DIFFÉRENCIATION – Selon Gilles Allaire, chercheur à l’Institut national de recherche agronomique, la notion de qualité a évolué au fil du temps. D’abord concentrée sur les aspects sanitaires, elle n’est désormais plus résumée qu’à la qualité intrinsèque d’un produit. Et permet aujourd’hui aux petits producteurs d’avoir davantage d’opportunités économiques.
«La qualité peut vouloir dire beaucoup de choses», lance d’emblée Gilles Allaire, chercheur à l’Institut national de recherche agronomique (Inra). Selon lui, la représentation collective de ce concept n’est pas figée dans le temps. Elle est à la fois influencée par les besoins alimentaires, l’évolution de l’économie agricole ou les orientations des politiques publiques.
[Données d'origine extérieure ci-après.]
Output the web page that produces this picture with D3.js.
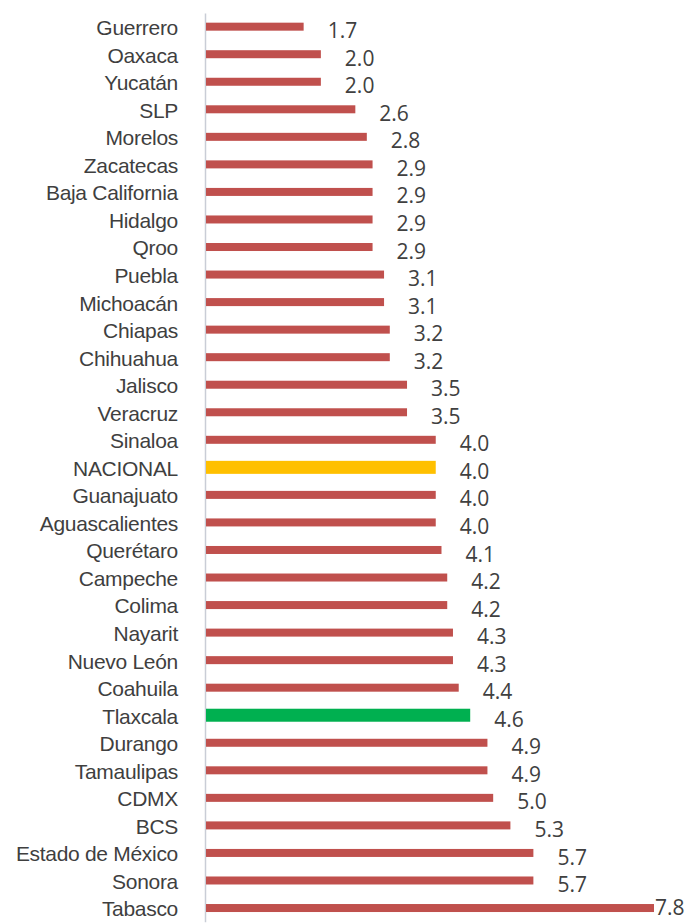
<!DOCTYPE html>
<html>
<head>
<meta charset="utf-8">
<script src="https://cdn.jsdelivr.net/npm/d3@7"></script>
<style>
  html, body { margin: 0; padding: 0; background: #fff; }
  svg { display: block; }
</style>
</head>
<body>
<svg id="chart" width="694" height="924"></svg>
<script>
// states sorted by value, top to bottom
const states = [
  'Guerrero', 'Oaxaca', 'Yucatán', 'SLP', 'Morelos', 'Zacatecas', 'Baja California',
  'Hidalgo', 'Qroo', 'Puebla', 'Michoacán', 'Chiapas', 'Chihuahua', 'Jalisco',
  'Veracruz', 'Sinaloa', 'NACIONAL', 'Guanajuato', 'Aguascalientes', 'Querétaro',
  'Campeche', 'Colima', 'Nayarit', 'Nuevo León', 'Coahuila', 'Tlaxcala', 'Durango',
  'Tamaulipas', 'CDMX', 'BCS', 'Estado de México', 'Sonora', 'Tabasco'
];
const values = [
  1.7, 2.0, 2.0, 2.6, 2.8, 2.9, 2.9,
  2.9, 2.9, 3.1, 3.1, 3.2, 3.2, 3.5,
  3.5, 4.0, 4.0, 4.0, 4.0, 4.1,
  4.2, 4.2, 4.3, 4.3, 4.4, 4.6, 4.9,
  4.9, 5.0, 5.3, 5.7, 5.7, 7.8
];
const highlight = { 'NACIONAL': '#ffc000', 'Tlaxcala': '#00b050' };
const barColor = '#c0504d';

const data = states.map((s, i) => ({ name: s, value: values[i] }));

const svg = d3.select('#chart');
const width = +svg.attr('width');

const x = d3.scaleLinear().domain([0, 7.8]).range([206, 654]);
const y = d3.scaleBand().domain(states).range([12.9, 921.8]).padding(0);

// category axis: only the domain line and the labels
const axis = svg.append('g')
  .attr('transform', 'translate(205,0)')
  .call(d3.axisLeft(y).tickSize(0).tickPadding(27));
axis.select('.domain').attr('stroke', '#c9cdd6').attr('stroke-width', 1.5);
axis.selectAll('.tick text')
  .attr('font-family', '"Liberation Sans", Arial, sans-serif')
  .attr('font-size', 21)
  .attr('letter-spacing', -0.3)
  .attr('fill', '#3f3f3f')
  .attr('dy', '0.4em');

const rowY = d => y(d.name) + y.bandwidth() / 2;

svg.append('g').selectAll('rect')
  .data(data)
  .join('rect')
  .attr('x', x(0))
  .attr('y', d => rowY(d) - (highlight[d.name] ? 6.5 : 4))
  .attr('width', d => x(d.value) - x(0))
  .attr('height', d => highlight[d.name] ? 13 : 8)
  .attr('fill', d => highlight[d.name] || barColor);

// value labels sit a little right of and below the bar end; the longest one hugs the edge
const labelMax = width - 39;
svg.append('g').selectAll('text')
  .data(data)
  .join('text')
  .attr('x', d => Math.min(x(d.value) + 24, labelMax))
  .attr('y', d => rowY(d) + (x(d.value) + 24 > labelMax ? -1 : 4))
  .attr('dy', '0.36em')
  .attr('font-family', '"Open Sans", "Noto Sans", sans-serif')
  .attr('font-size', 21)
  .attr('fill', '#404040')
  .text(d => d.value.toFixed(1));
</script>
</body>
</html>
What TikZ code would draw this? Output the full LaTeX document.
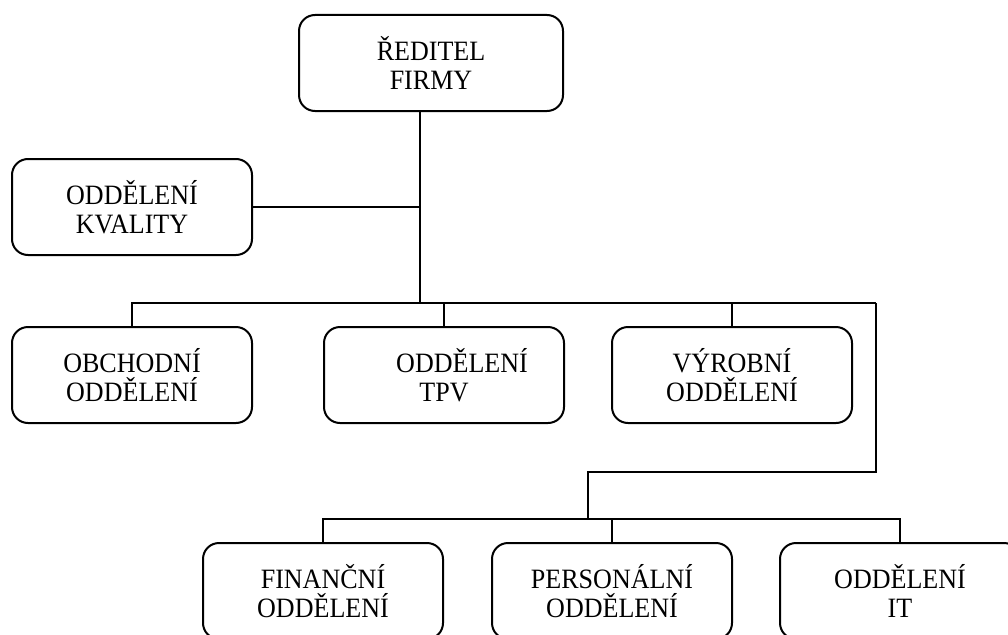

À la sortie de la Seconde Guerre mondiale, l’agriculture s’intensifie et les marchés se globalisent. Et en parallèle, «l’alimentation préparée proposée par l’industrie agroalimentaire, des conserves jusqu’aux plats cuisinés, prend son essor. Tout cela repose sur des produits répondant à des normes de qualités sanitaires spécifiques. Par exemple, les tomates pelées en boîte sont issues des mêmes variétés et répondent à un calibre précis», poursuit le chercheur. À la fin des années 1950, le lait était encore vendu à la ferme avant d’être bouilli par les consommateurs pour éliminer les germes. Dans les années 1970, l’industrie met en place un certain nombre de normes et soumet alors son prix à la faible présence de bactéries ou encore au taux de matières grasses. La qualité s’entend alors au sens de l’aspect sanitaire et d’une certaine standardisation des produits. Si bien qu’aujourd’hui, selon Gilles Allaire «la plupart de ce que nous consommons répond à des normes de qualité.»
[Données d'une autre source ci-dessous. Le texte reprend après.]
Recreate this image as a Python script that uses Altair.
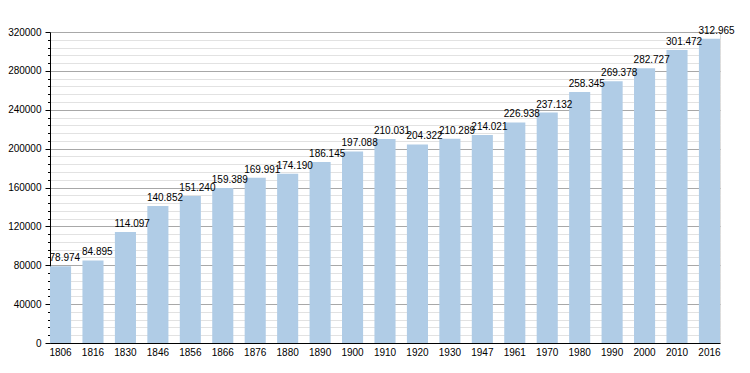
import altair as alt
import pandas as pd

years = ["1806", "1816", "1830", "1846", "1856", "1866", "1876", "1880", "1890", "1900",
         "1910", "1920", "1930", "1947", "1961", "1970", "1980", "1990", "2000", "2010", "2016"]
population = [78974, 84895, 114097, 140852, 151240, 159389, 169991, 174190, 186145, 197088,
              210031, 204322, 210289, 214021, 226938, 237132, 258345, 269378, 282727, 301472, 312965]

df = pd.DataFrame({"year": years, "pop": population})

FONT = "Liberation Sans"

x = alt.X("year:N", sort=None, title=None,
          scale=alt.Scale(paddingInner=0.35, paddingOuter=0),
          axis=alt.Axis(labelAngle=0, ticks=False, domainColor="black", labelFont=FONT,
                        labelFontSize=10, labelColor="black", labelPadding=4, grid=False))

y = alt.Y("pop:Q", title=None,
          scale=alt.Scale(domain=[0, 320000], nice=False, zero=True),
          axis=alt.Axis(values=list(range(0, 320001, 8000)), format="d",
                        labelExpr="datum.value % 40000 === 0 ? datum.label : ''",
                        labelOverlap=False, tickCount=41, zindex=0,
                        tickSize={"condition": {"test": "datum.value % 40000 === 0", "value": 5}, "value": 2.5},
                        tickColor="black", domainColor="black",
                        gridColor={"condition": {"test": "datum.value % 40000 === 0", "value": "#a8a8a8"}, "value": "#e2e2e2"},
                        gridWidth=1, labelFont=FONT, labelFontSize=10, labelColor="black",
                        labelPadding=4))

bars = alt.Chart(df).mark_bar(color="#b0cce6", opacity=1, fillOpacity=1).encode(x=x, y=y)

labels = alt.Chart(df).transform_calculate(
    lab="replace(format(datum.pop, ','), ',', '.')"
).mark_text(baseline="alphabetic", align="left", dx=-11, dy=-5, font=FONT, fontSize=10, color="black").encode(
    x=x, y=y, text="lab:N")

chart = alt.layer(bars, labels).properties(
    width=670, height=311,
    autosize=alt.AutoSizeParams(type="none"),
    padding={"left": 42, "top": 24, "right": 20, "bottom": 22},
).configure_view(stroke=None).configure(background="white")

chart.save("out.html", embed_options={"renderer": "svg", "actions": False})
Face à des marchés agricoles mondialisés, la qualité a ensuite été un levier de différenciation pour des producteurs. Le lait de montagne, qui correspond à un label officiel français, est ainsi payé plus cher qu’un lait standard produit en Bretagne. «Les prix sur les marchés internationaux étant fluctuants, les signes de qualité permettent aux producteurs qui s’inscrivent dans cette démarche d’avoir davantage de stabilité et d’opportunités économiques», indique Gilles Allaire. Et d’ajouter : «Cela protège certains territoires de la concurrence internationale et, ce, d’autant plus quand les productions ne sont pas délocalisables comme dans le cas des appellations d’origine contrôlées.»
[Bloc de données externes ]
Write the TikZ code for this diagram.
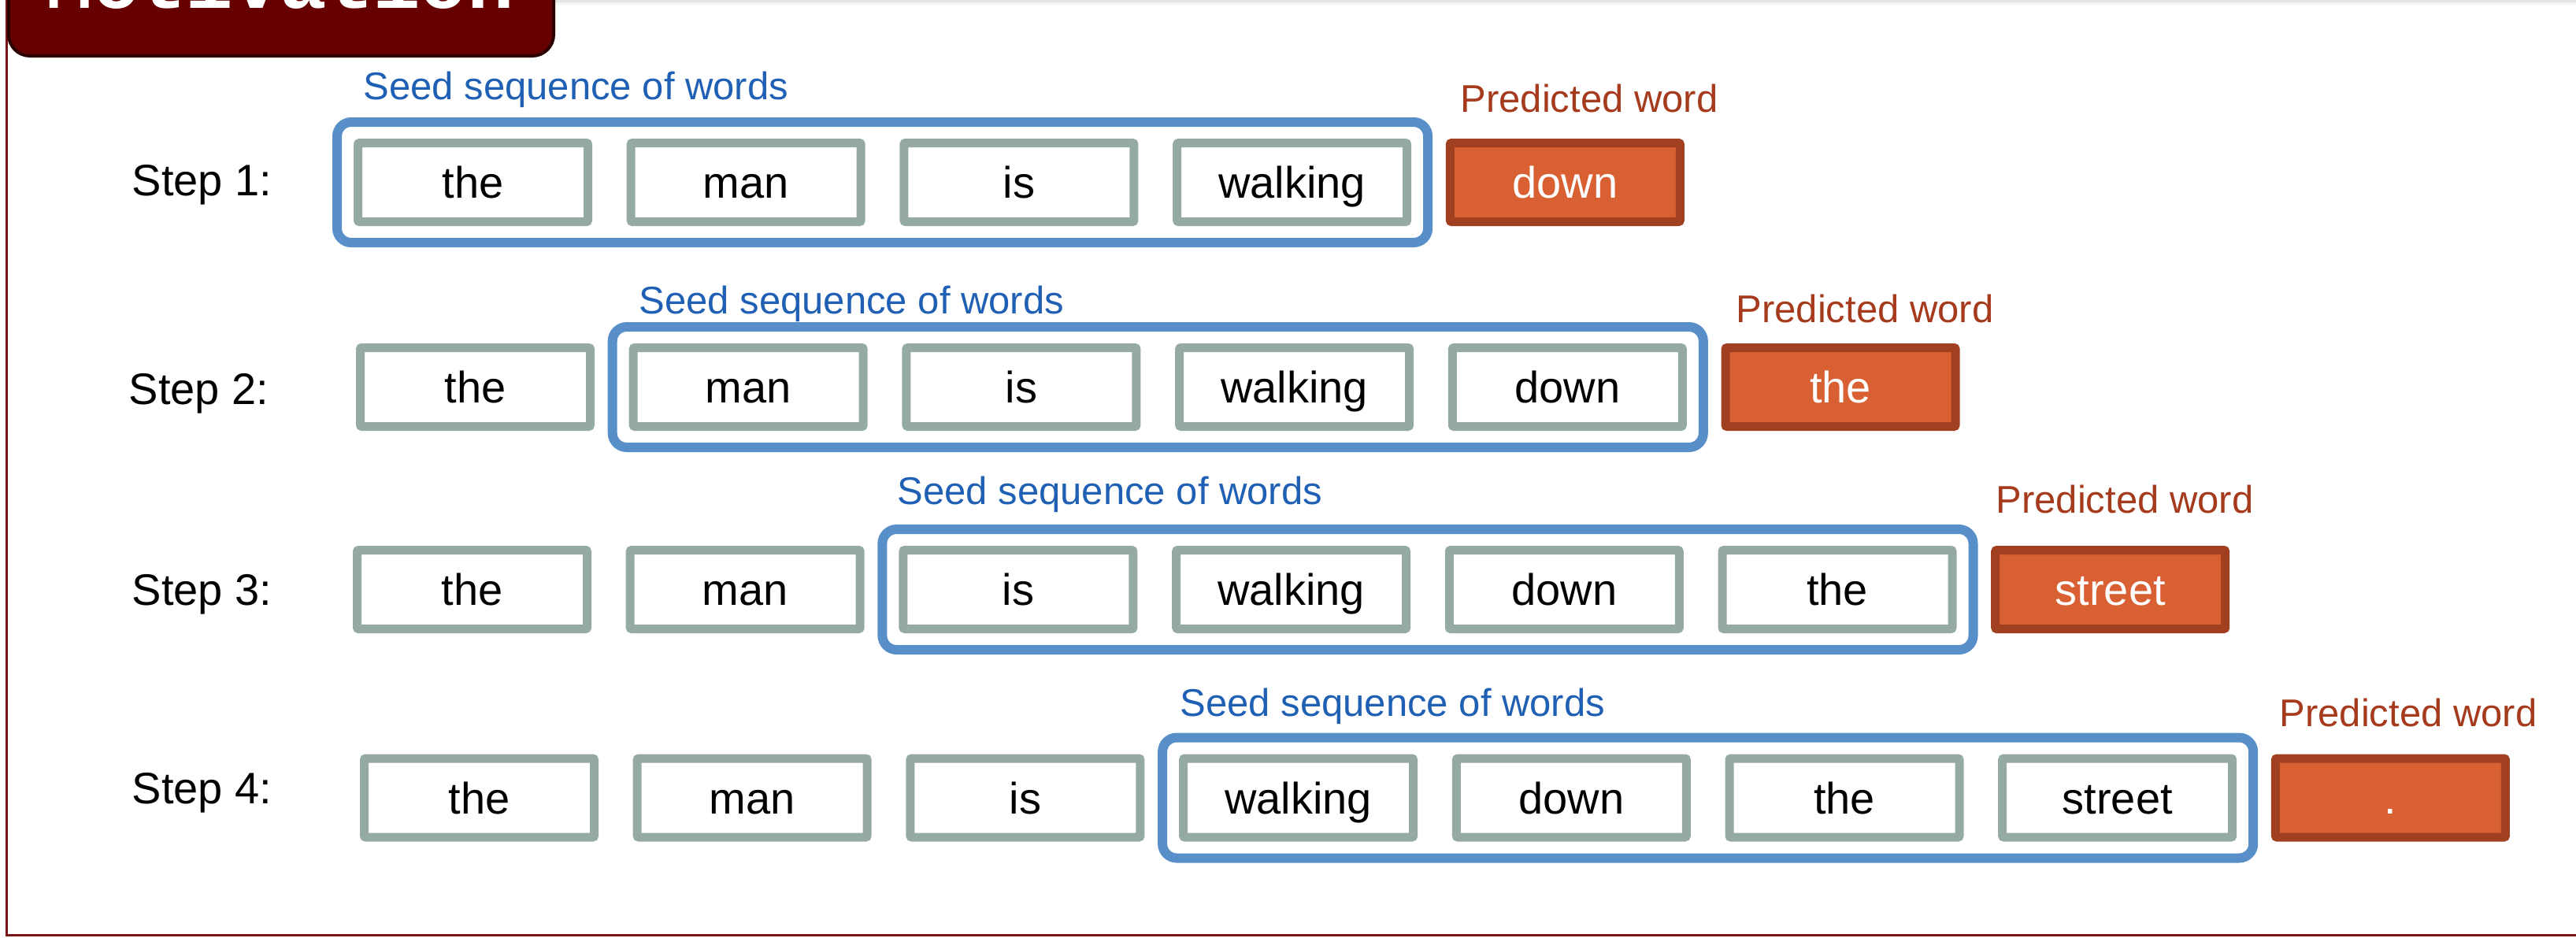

Depuis 20 ans, un nouveau phénomène s’ajoute à ces deux tendances, celui de la défense par des labels et une demande des consommateurs pour la « qualité immatérielle. C’est-à-dire qu’elle n’est plus liée seulement aux propriétés intrinsèques du produit mais revêt aussi une dimension symbolique de protection des savoirs traditionnels, de patrimoine de l’humanité ou encore de la biodiversité», poursuit le chercheur.
Pour autant, selon Gilles Allaire, deux systèmes agricoles coexistent encore aujourd’hui. Si la tendance lourde est au développement des circuits courts dans tous les pays industrialisés, «les systèmes alimentaires qui reposent sur l’industrie agroalimentaire et la grande distribution restent néanmoins importants, y compris pour le bio.»
Voir la qualité devenir le nouveau standard agricole, « va dépendre à la fois de l’évolution de la demande des consommateurs, d’une meilleure maîtrise des pratiques agronomiques, et d’une disponibilité de main-d’œuvre », puisque ces modes de production en demandent davantage.